Records excerpted from a collection:
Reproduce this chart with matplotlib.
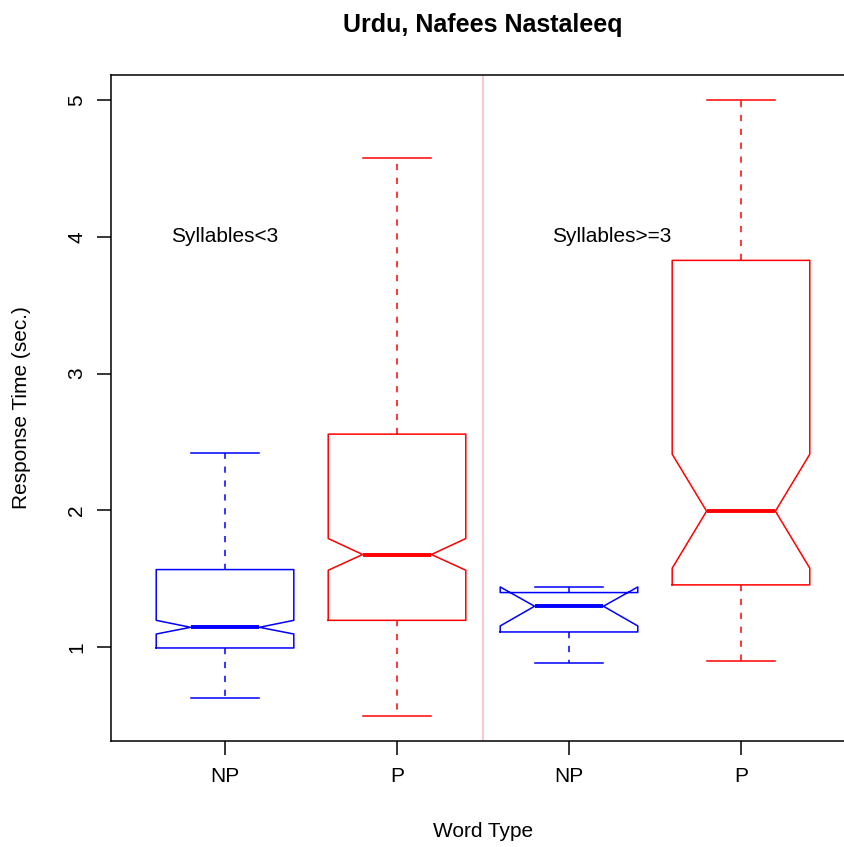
import matplotlib
matplotlib.use('Agg')
import matplotlib.pyplot as plt

plt.rcParams['font.family'] = ['Liberation Sans', 'DejaVu Sans']
plt.rcParams['lines.scale_dashes'] = False

# notched box statistics (sec.)
labels   = ['NP', 'P', 'NP', 'P']
whislo   = [0.629, 0.498, 0.888, 0.900]
q1       = [0.995, 1.197, 1.112, 1.456]
cilo     = [1.097, 1.563, 1.156, 1.578]
med      = [1.146, 1.678, 1.300, 1.995]
cihi     = [1.197, 1.795, 1.441, 2.411]
q3       = [1.568, 2.558, 1.400, 3.828]
whishi   = [2.421, 4.576, 1.441, 5.000]
colors   = ['blue', 'red', 'blue', 'red']
group_text = ['Syllables<3', 'Syllables>=3']

W, H = 845, 847
fig = plt.figure(figsize=(W / 100, H / 100), dpi=100)
ax = fig.add_axes([111.5 / W, (H - 741) / H, 743 / W, 666 / H])

lw = 1.1
for i in range(len(labels)):
    st = dict(med=med[i], q1=q1[i], q3=q3[i], whislo=whislo[i],
              whishi=whishi[i], cilo=cilo[i], cihi=cihi[i], fliers=[])
    c = colors[i]
    ax.bxp([st], positions=[i + 1], widths=0.8, shownotches=True,
           showfliers=False, capwidths=0.4,
           boxprops=dict(color=c, linewidth=lw),
           whiskerprops=dict(color=c, linewidth=lw, linestyle=(0, (4.5, 5.5))),
           capprops=dict(color=c, linewidth=lw),
           medianprops=dict(color=c, linewidth=2.8, solid_capstyle='butt'))

ax.axvline(2.5, color='pink', linewidth=1.3)
ax.text(1, 4, group_text[0], ha='center', va='center', fontsize=15)
ax.text(3.25, 4, group_text[1], ha='center', va='center', fontsize=15)

ax.set_xlim(0.34, 4.66)
ax.set_ylim(0.315, 5.183)
ax.set_xticks([1, 2, 3, 4])
ax.set_xticklabels(labels)
ax.set_yticks([1, 2, 3, 4, 5])
ax.set_yticklabels(['1', '2', '3', '4', '5'], rotation=90, va='center')
ax.tick_params(length=10, width=lw, labelsize=15)
ax.tick_params(axis='x', pad=9)
ax.tick_params(axis='y', pad=8)
for s in ax.spines.values():
    s.set_linewidth(lw)
# the plot frame runs past the right edge of the image
ax.spines['right'].set_visible(False)

fig.text(483 / W, 1 - 25 / H, 'Urdu, Nafees Nastaleeq', ha='center', va='center',
         fontsize=18, fontweight='bold')
fig.text(483 / W, 1 - 831 / H, 'Word Type', ha='center', va='center', fontsize=15)
fig.text(22 / W, 1 - 408 / H, 'Response Time (sec.)', ha='center', va='center',
         rotation=90, fontsize=15)

fig.savefig('out.png', dpi=100)
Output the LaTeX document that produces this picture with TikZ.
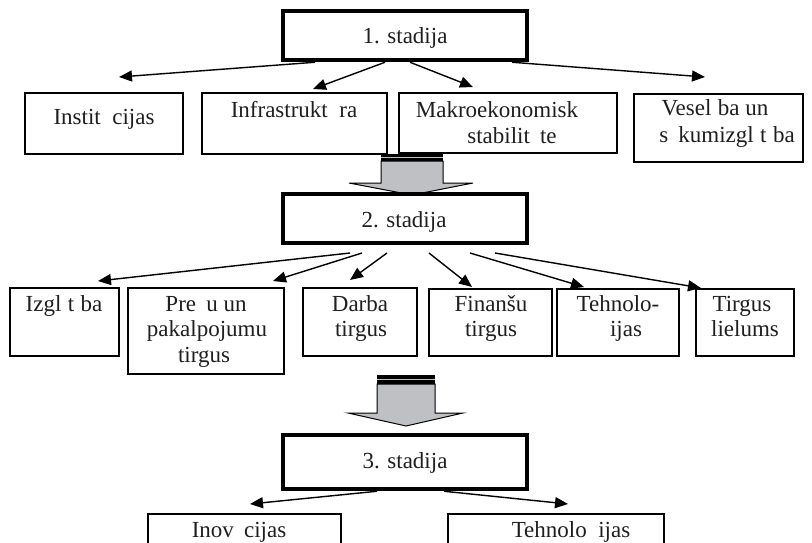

● **Problem details**: Print, exactly as written, the lines above from the first one to the one containing "plt.rcParams['lines.scale_dashes'] = False". Leave out pictures.

● **Task response**:
Reproduce this chart with matplotlib.
import matplotlib
matplotlib.use('Agg')
import matplotlib.pyplot as plt

plt.rcParams['font.family'] = ['Liberation Sans', 'DejaVu Sans']
plt.rcParams['lines.scale_dashes'] = False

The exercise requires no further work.